There are, however, families that abandon their elderly members once they take them to retirement homes.
At the Thogoto Home, for example, the family members of three residents who died recently did not show any concern when they were informed of their deaths and never showed up for their funerals. The three were buried in a public cemetery and the home’s administrators were the only people in attendance.
But, as people like Prof Bukenya ponder whether he will spend his sunset years at home with his family or at a home for the elderly, it appears the debate will continue on the best way to handle this important segment of the population at a time of rapid changes in Kenya.
Elderly people aged 65 and above who are needy and not pensionable are entitled to a monthly stipend of Sh2,000 from the Government under the Cash Transfer Fund for the Elderly.

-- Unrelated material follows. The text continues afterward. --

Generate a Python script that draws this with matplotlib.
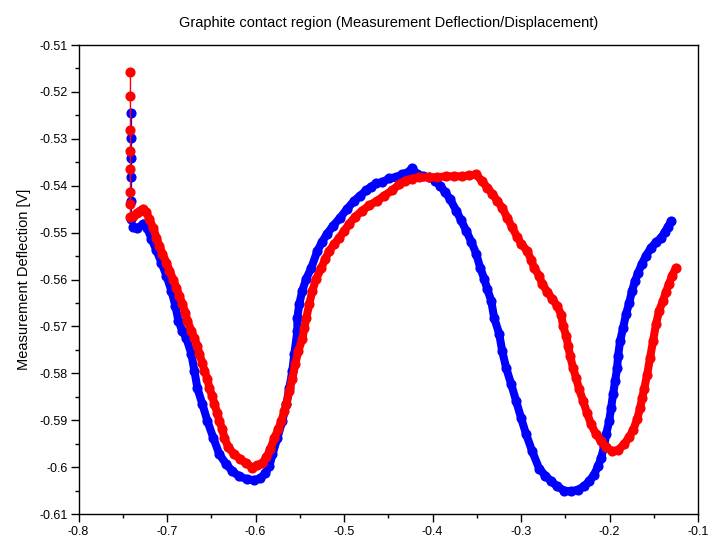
import matplotlib
matplotlib.use("Agg")
import matplotlib.pyplot as plt
from matplotlib.ticker import MultipleLocator, FormatStrFormatter

plt.rcParams['font.family'] = ['Liberation Sans', 'DejaVu Sans']

title = "Graphite contact region (Measurement Deflection/Displacement)"
ylabel = "Measurement Deflection [V]"

blue_x = [-0.7402, -0.7402, -0.7402, -0.7402, -0.7402, -0.7402,
          -0.7379, -0.7334, -0.7266, -0.7221, -0.7176, -0.7119, -0.7063, -0.7006,
          -0.6950, -0.6905, -0.6871, -0.6826, -0.6781, -0.6724, -0.6690, -0.6656,
          -0.6600, -0.6543, -0.6476, -0.6408, -0.6329, -0.6261, -0.6182, -0.6092,
          -0.6013, -0.5945, -0.5889, -0.5843, -0.5809, -0.5753, -0.5697, -0.5651,
          -0.5618, -0.5584, -0.5561, -0.5527, -0.5527, -0.5505, -0.5471, -0.5426,
          -0.5369, -0.5301, -0.5245, -0.5189, -0.5121, -0.5042, -0.4963, -0.4884,
          -0.4816, -0.4748, -0.4692, -0.4635, -0.4568, -0.4488, -0.4409, -0.4342,
          -0.4285, -0.4229, -0.4172, -0.4104, -0.4037, -0.3969, -0.3913, -0.3856,
          -0.3800, -0.3732, -0.3676, -0.3619, -0.3563, -0.3506, -0.3461, -0.3416,
          -0.3382, -0.3337, -0.3303, -0.3246, -0.3213, -0.3167, -0.3111, -0.3055,
          -0.2998, -0.2942, -0.2874, -0.2795, -0.2727, -0.2659, -0.2592, -0.2513,
          -0.2433, -0.2354, -0.2287, -0.2230, -0.2174, -0.2129, -0.2095, -0.2061,
          -0.2038, -0.2004, -0.1982, -0.1959, -0.1937, -0.1914, -0.1903, -0.1880,
          -0.1846, -0.1812, -0.1778, -0.1745, -0.1711, -0.1677, -0.1632, -0.1587,
          -0.1530, -0.1474, -0.1417, -0.1372, -0.1338, -0.1304]
blue_y = [-0.5246, -0.5299, -0.5340, -0.5382, -0.5432, -0.5470,
          -0.5489, -0.5491, -0.5481, -0.5491, -0.5513, -0.5538, -0.5564, -0.5592,
          -0.5624, -0.5656, -0.5688, -0.5710, -0.5725, -0.5759, -0.5795, -0.5832,
          -0.5866, -0.5902, -0.5938, -0.5973, -0.5994, -0.6009, -0.6020, -0.6026,
          -0.6028, -0.6024, -0.6013, -0.5998, -0.5973, -0.5938, -0.5902, -0.5866,
          -0.5832, -0.5795, -0.5759, -0.5710, -0.5682, -0.5652, -0.5624, -0.5598,
          -0.5575, -0.5539, -0.5519, -0.5502, -0.5485, -0.5468, -0.5449, -0.5432,
          -0.5421, -0.5410, -0.5402, -0.5395, -0.5393, -0.5384, -0.5382, -0.5376,
          -0.5372, -0.5363, -0.5376, -0.5380, -0.5382, -0.5389, -0.5400, -0.5414,
          -0.5429, -0.5453, -0.5474, -0.5496, -0.5519, -0.5545, -0.5575, -0.5598,
          -0.5620, -0.5645, -0.5682, -0.5716, -0.5752, -0.5789, -0.5823, -0.5859,
          -0.5896, -0.5930, -0.5966, -0.6003, -0.6018, -0.6030, -0.6041, -0.6050,
          -0.6052, -0.6048, -0.6041, -0.6030, -0.6016, -0.5998, -0.5981, -0.5956,
          -0.5930, -0.5902, -0.5874, -0.5844, -0.5817, -0.5789, -0.5763, -0.5731,
          -0.5703, -0.5673, -0.5650, -0.5624, -0.5603, -0.5586, -0.5566, -0.5549,
          -0.5532, -0.5521, -0.5511, -0.5498, -0.5487, -0.5476]

red_x = [-0.7413, -0.7413, -0.7413, -0.7413, -0.7413, -0.7413, -0.7413, -0.7413,
         -0.7379, -0.7334, -0.7300, -0.7266, -0.7232, -0.7198, -0.7153, -0.7119,
         -0.7085, -0.7052, -0.7006, -0.6973, -0.6927, -0.6893, -0.6860, -0.6826,
         -0.6792, -0.6769, -0.6724, -0.6690, -0.6656, -0.6634, -0.6600, -0.6577,
         -0.6543, -0.6521, -0.6487, -0.6464, -0.6431, -0.6408, -0.6374, -0.6352,
         -0.6306, -0.6239, -0.6171, -0.6103, -0.6035, -0.5979, -0.5922, -0.5877,
         -0.5832, -0.5787, -0.5742, -0.5708, -0.5674, -0.5651, -0.5618, -0.5584,
         -0.5550, -0.5516, -0.5471, -0.5448, -0.5426, -0.5392, -0.5358, -0.5313,
         -0.5256, -0.5211, -0.5166, -0.5109, -0.5053, -0.4997, -0.4940, -0.4872,
         -0.4793, -0.4714, -0.4624, -0.4545, -0.4455, -0.4376, -0.4308, -0.4229,
         -0.4150, -0.4037, -0.3947, -0.3845, -0.3755, -0.3664, -0.3585, -0.3506,
         -0.3438, -0.3382, -0.3325, -0.3269, -0.3213, -0.3156, -0.3100, -0.3043,
         -0.2998, -0.2930, -0.2885, -0.2851, -0.2795, -0.2761, -0.2704, -0.2648,
         -0.2592, -0.2546, -0.2524, -0.2490, -0.2467, -0.2445, -0.2411, -0.2377,
         -0.2343, -0.2298, -0.2253, -0.2208, -0.2151, -0.2095, -0.2038, -0.1970,
         -0.1903, -0.1834, -0.1778, -0.1733, -0.1688, -0.1654, -0.1632, -0.1609,
         -0.1576, -0.1542, -0.1508, -0.1474, -0.1440, -0.1395, -0.1361, -0.1327,
         -0.1293, -0.1248]
red_y = [-0.5158, -0.5209, -0.5282, -0.5327, -0.5365, -0.5414, -0.5440, -0.5466,
         -0.5464, -0.5459, -0.5453, -0.5449, -0.5457, -0.5472, -0.5491, -0.5511,
         -0.5528, -0.5545, -0.5564, -0.5581, -0.5601, -0.5618, -0.5635, -0.5652,
         -0.5671, -0.5688, -0.5710, -0.5725, -0.5742, -0.5759, -0.5778, -0.5795,
         -0.5812, -0.5832, -0.5849, -0.5866, -0.5885, -0.5902, -0.5919, -0.5938,
         -0.5958, -0.5973, -0.5983, -0.5992, -0.6001, -0.5996, -0.5992, -0.5979,
         -0.5962, -0.5938, -0.5919, -0.5902, -0.5881, -0.5866, -0.5838, -0.5812,
         -0.5780, -0.5752, -0.5727, -0.5703, -0.5682, -0.5652, -0.5624, -0.5598,
         -0.5575, -0.5556, -0.5539, -0.5524, -0.5511, -0.5496, -0.5481, -0.5466,
         -0.5453, -0.5442, -0.5432, -0.5421, -0.5410, -0.5397, -0.5389, -0.5385,
         -0.5382, -0.5382, -0.5382, -0.5380, -0.5380, -0.5380, -0.5378, -0.5376,
         -0.5391, -0.5404, -0.5417, -0.5432, -0.5447, -0.5468, -0.5489, -0.5509,
         -0.5524, -0.5539, -0.5558, -0.5575, -0.5592, -0.5609, -0.5626, -0.5641,
         -0.5656, -0.5675, -0.5699, -0.5720, -0.5742, -0.5763, -0.5789, -0.5810,
         -0.5834, -0.5859, -0.5885, -0.5909, -0.5930, -0.5945, -0.5958, -0.5966,
         -0.5964, -0.5951, -0.5936, -0.5921, -0.5898, -0.5874, -0.5853, -0.5834,
         -0.5804, -0.5767, -0.5731, -0.5695, -0.5667, -0.5645, -0.5626, -0.5609,
         -0.5592, -0.5575]

blue_dense_start = 6
red_dense_start = 8

fig = plt.figure(figsize=(7.11, 5.43), dpi=100)
ax = fig.add_axes([78.5 / 711, 1 - 514 / 543, (698 - 78.5) / 711, (514 - 45) / 543])

for xs, ys, k, col in [(blue_x, blue_y, blue_dense_start, '#0000ff'),
                       (red_x, red_y, red_dense_start, '#ff0000')]:
    ax.plot(xs[k:], ys[k:], '-', color=col, lw=5.8, solid_capstyle='round',
            solid_joinstyle='round')
    ax.plot(xs, ys, '-o', color=col, lw=1.0, ms=6.3, mec=col, mfc=col)

ax.set_xlim(-0.8, -0.1)
ax.set_ylim(-0.61, -0.51)
ax.xaxis.set_major_locator(MultipleLocator(0.1))
ax.xaxis.set_minor_locator(MultipleLocator(0.05))
ax.yaxis.set_major_locator(MultipleLocator(0.01))
ax.yaxis.set_minor_locator(MultipleLocator(0.005))
ax.xaxis.set_major_formatter(FormatStrFormatter('%g'))
ax.yaxis.set_major_formatter(FormatStrFormatter('%g'))
ax.tick_params(which='major', direction='out', length=5.5, width=1.0,
               labelsize=9, pad=3)
ax.tick_params(which='minor', direction='out', length=3, width=1.0)
ax.tick_params(axis='y', which='major', pad=2)
for s in ax.spines.values():
    s.set_linewidth(1.0)

ax.set_title(title, fontsize=10.5, pad=13)
ax.set_ylabel(ylabel, fontsize=10.5, labelpad=6)

fig.savefig("out.png", dpi=100)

The fund was introduced in 2012 as part of the government’s Sh3 billion annual social protection programme.
Nursing home is big business
As Kenya grapples with the surge of an ageing population, retirement homes are a huge business and a major employer in developed countries with most governments having strict social protection policies and laws.
In 2014 China introduced a law that requires all children with parents older than 60 to visit them frequently and ensure that ther social, financial and spiritual needs are met. The law says children cannot give up their inheritance rights in attempt to evade their duty to take care of their parents and forces them to pay them a monthly allowance.
The law which many termed as infringing when it was introduced was tested in October last year when a 77-year-old woman sued her daughter for neglecting her. The court ruled that her daughter must visit her not less than twice a month and at the same time provide financial support.
Japan, Germany and Italy lead in the list of countries with the oldest populations according to the UN with median ages of 45, 44 and 40 respectively. Kenya in comparison has a median age of just 19 which is among the youngest in the world.
Because of this huge population of elderly people, competition to attract them has led to a rise in luxury retirement communities which American financial magazine- Forbes describes as “luxury hotels and country clubs rolled into one.” “Rather than watching TV in a common room or playing bingo twice a week, retirees can instead look forward to private homes in gated communities, daily rounds of golf, dinner parties, health spas and boat excursions, to name a few, all surrounded by opulent and luxurious environments,” said the magazine in its annual listing of the most luxurious retirement homes last year.
Last year it named the Sun City Anthem in Nevada as the most luxurious. The same home was also given similar recognition by 55places.com in 2011. The home which can host 12,5000 people has two golf courses, indoor and outdoor pools, a dance studio, spas, five tennis courts, restaurants, a mall and two clubhouses. Rents range from $180,000 (Sh18 million) to $900,000 (Sh90 million) a year.